Someone still wants the deal: the shareholders of Taubman Centers Inc. approved and adopted the February 9 merger agreement with Simon Property Group. Despite Simon’s termination of the agreement, approximately 99.7% of the shares voted were in favor of the deal, which included approximately 78.3% of the outstanding shares entitled to vote held by shareholders other than the members of the Taubman family.
“The shareholder approval satisfies the final condition precedent to the closing of the transactions (other than those conditions that by their nature are to be satisfied at closing or by Simon),” Taubman said in a statement. “Taubman stands ready, willing and able to close the transactions with Simon on June 30, 2020, the third business day following the satisfaction of all conditions precedent, which is the timeline required by the merger agreement.”
On June 10, however, Simon withdrew from the agreement, which offered $52.50 per share for the Bloomfield Hills, Michigan’s shares. As of Friday, June 26, Taubman stock traded at $38.23 per share. In its withdrawal announcement, Simon cited the “uniquely material and disproportionate effect on Taubman compared with other participants in the retail real estate industry.” The bulk of Taubman’s luxury enclosed mall portfolio are located in major metropolitan areas and have a larger dependence on tourism.

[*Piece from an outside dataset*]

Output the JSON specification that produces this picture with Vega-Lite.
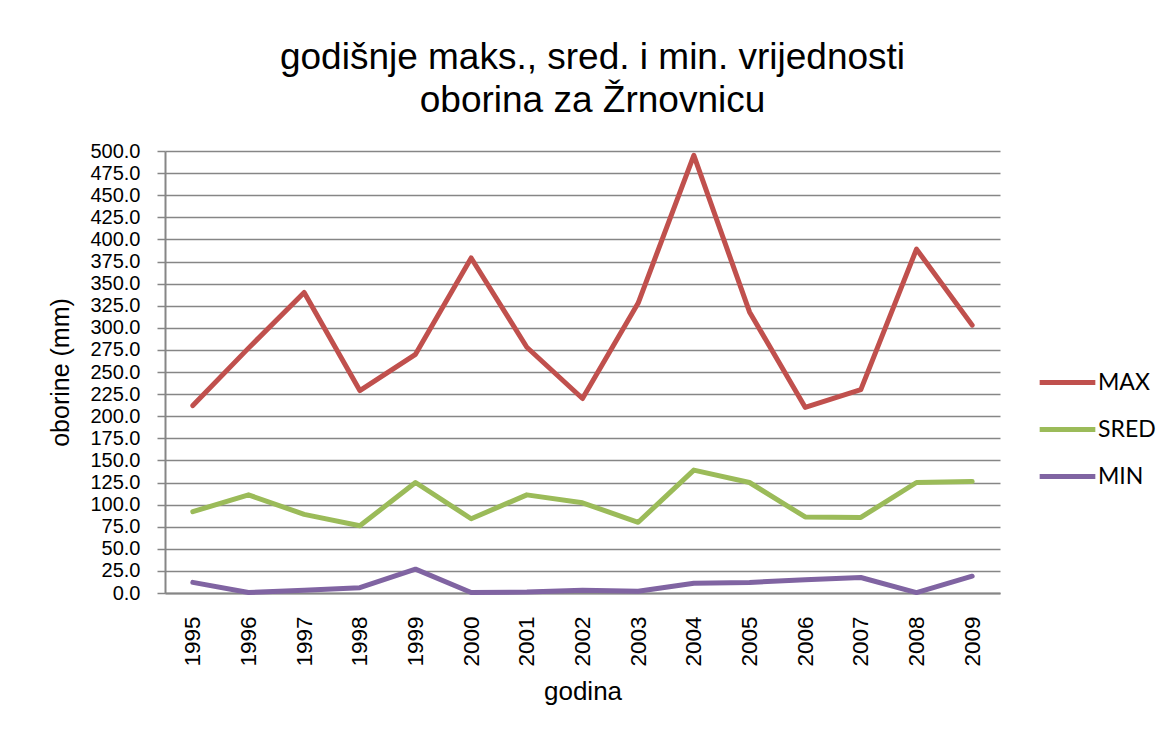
{
  "$schema": "https://vega.github.io/schema/vega-lite/v6.json",
  "autosize": {"type": "none"},
  "width": 835,
  "height": 442,
  "padding": {"left": 165, "top": 151, "right": 168, "bottom": 136},
  "background": "white",
  "title": {
    "text": ["godišnje maks., sred. i min. vrijednosti", "oborina za Žrnovnicu"],
    "font": "Liberation Sans",
    "fontSize": 37,
    "fontWeight": "normal",
    "color": "#000000",
    "anchor": "middle",
    "frame": "group",
    "dx": 10,
    "offset": 21,
    "lineHeight": 43
  },
  "data": {
    "values": [
      {"godina": "1995", "serija": "MAX", "oborine": 212},
      {"godina": "1996", "serija": "MAX", "oborine": 277},
      {"godina": "1997", "serija": "MAX", "oborine": 340},
      {"godina": "1998", "serija": "MAX", "oborine": 229},
      {"godina": "1999", "serija": "MAX", "oborine": 270},
      {"godina": "2000", "serija": "MAX", "oborine": 379},
      {"godina": "2001", "serija": "MAX", "oborine": 278},
      {"godina": "2002", "serija": "MAX", "oborine": 220},
      {"godina": "2003", "serija": "MAX", "oborine": 328},
      {"godina": "2004", "serija": "MAX", "oborine": 495},
      {"godina": "2005", "serija": "MAX", "oborine": 318},
      {"godina": "2006", "serija": "MAX", "oborine": 210},
      {"godina": "2007", "serija": "MAX", "oborine": 230},
      {"godina": "2008", "serija": "MAX", "oborine": 389},
      {"godina": "2009", "serija": "MAX", "oborine": 303},
      {"godina": "1995", "serija": "SRED", "oborine": 92},
      {"godina": "1996", "serija": "SRED", "oborine": 111},
      {"godina": "1997", "serija": "SRED", "oborine": 89},
      {"godina": "1998", "serija": "SRED", "oborine": 76},
      {"godina": "1999", "serija": "SRED", "oborine": 125},
      {"godina": "2000", "serija": "SRED", "oborine": 84},
      {"godina": "2001", "serija": "SRED", "oborine": 111},
      {"godina": "2002", "serija": "SRED", "oborine": 102},
      {"godina": "2003", "serija": "SRED", "oborine": 80},
      {"godina": "2004", "serija": "SRED", "oborine": 139},
      {"godina": "2005", "serija": "SRED", "oborine": 125},
      {"godina": "2006", "serija": "SRED", "oborine": 86},
      {"godina": "2007", "serija": "SRED", "oborine": 85.5},
      {"godina": "2008", "serija": "SRED", "oborine": 125},
      {"godina": "2009", "serija": "SRED", "oborine": 126},
      {"godina": "1995", "serija": "MIN", "oborine": 12},
      {"godina": "1996", "serija": "MIN", "oborine": 0.5},
      {"godina": "1997", "serija": "MIN", "oborine": 3},
      {"godina": "1998", "serija": "MIN", "oborine": 6},
      {"godina": "1999", "serija": "MIN", "oborine": 27},
      {"godina": "2000", "serija": "MIN", "oborine": 0.5},
      {"godina": "2001", "serija": "MIN", "oborine": 1},
      {"godina": "2002", "serija": "MIN", "oborine": 3},
      {"godina": "2003", "serija": "MIN", "oborine": 2},
      {"godina": "2004", "serija": "MIN", "oborine": 11},
      {"godina": "2005", "serija": "MIN", "oborine": 12},
      {"godina": "2006", "serija": "MIN", "oborine": 15},
      {"godina": "2007", "serija": "MIN", "oborine": 17.5},
      {"godina": "2008", "serija": "MIN", "oborine": 0.5},
      {"godina": "2009", "serija": "MIN", "oborine": 19}
    ]
  },
  "mark": {"type": "line", "strokeWidth": 5, "strokeCap": "round", "strokeJoin": "round"},
  "encoding": {
    "x": {
      "field": "godina",
      "type": "ordinal",
      "scale": {"type": "point", "padding": 0.5},
      "axis": {
        "title": "godina",
        "titleFont": "Liberation Sans",
        "titleFontSize": 26,
        "titleFontWeight": "normal",
        "titleColor": "#000000",
        "titlePadding": 12,
        "labelAngle": 270,
        "labelFont": "Liberation Sans",
        "labelFontSize": 22.5,
        "labelColor": "#000000",
        "labelPadding": 23,
        "ticks": false,
        "domainColor": "#868686",
        "domainWidth": 2,
        "grid": false
      }
    },
    "y": {
      "field": "oborine",
      "type": "quantitative",
      "scale": {"domain": [0, 500], "nice": false},
      "axis": {
        "title": "oborine (mm)",
        "titleFont": "Liberation Sans",
        "titleFontSize": 25,
        "titleFontWeight": "normal",
        "titleColor": "#000000",
        "titlePadding": 16,
        "values": [0, 25, 50, 75, 100, 125, 150, 175, 200, 225, 250, 275, 300, 325, 350, 375, 400, 425, 450, 475, 500],
        "format": ".1f",
        "labelFont": "Liberation Sans",
        "labelFontSize": 20,
        "labelColor": "#000000",
        "labelPadding": 17,
        "labelOverlap": false,
        "labelBound": false,
        "tickSize": 8,
        "tickColor": "#868686",
        "tickWidth": 1.5,
        "domainColor": "#868686",
        "domainWidth": 2,
        "grid": true,
        "gridColor": "#868686",
        "gridWidth": 1.5
      }
    },
    "color": {
      "field": "serija",
      "type": "nominal",
      "sort": ["MAX", "SRED", "MIN"],
      "scale": {"domain": ["MAX", "SRED", "MIN"], "range": ["#C0504D", "#9BBB59", "#8064A2"]},
      "legend": {
        "title": null,
        "orient": "none",
        "legendX": 872,
        "legendY": 201,
        "symbolType": "stroke",
        "symbolSize": 3100,
        "symbolStrokeWidth": 5,
        "labelFont": "Lato",
        "labelFontSize": 23,
        "labelColor": "#000000",
        "labelOffset": 0,
        "rowPadding": 4
      }
    }
  },
  "config": {
    "view": {"stroke": null}
  }
}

Simon, whose New York area portfolio includes Roosevelt Field Mall and the Westchester, also claimed that Taubman had breached its obligations by failing “to take steps to mitigate the impact of the pandemic as others in the industry have, including by not making essential cuts in operating expenses and capital expenditures.” Simon also filed suit against Taubman to declare that Taubman had suffered a material adverse event that would allow it to terminate the merger.
Taubman, owner of the Mall at Short Hills in New Jersey, responded and countersued, insisting that the agreement go forward
“Given Simon’s purported termination of the Merger Agreement and the pending litigation, it appears that Simon will not consummate the Transactions on June 30, 2020, despite Simon’s contractual obligation to do so,” the company stated.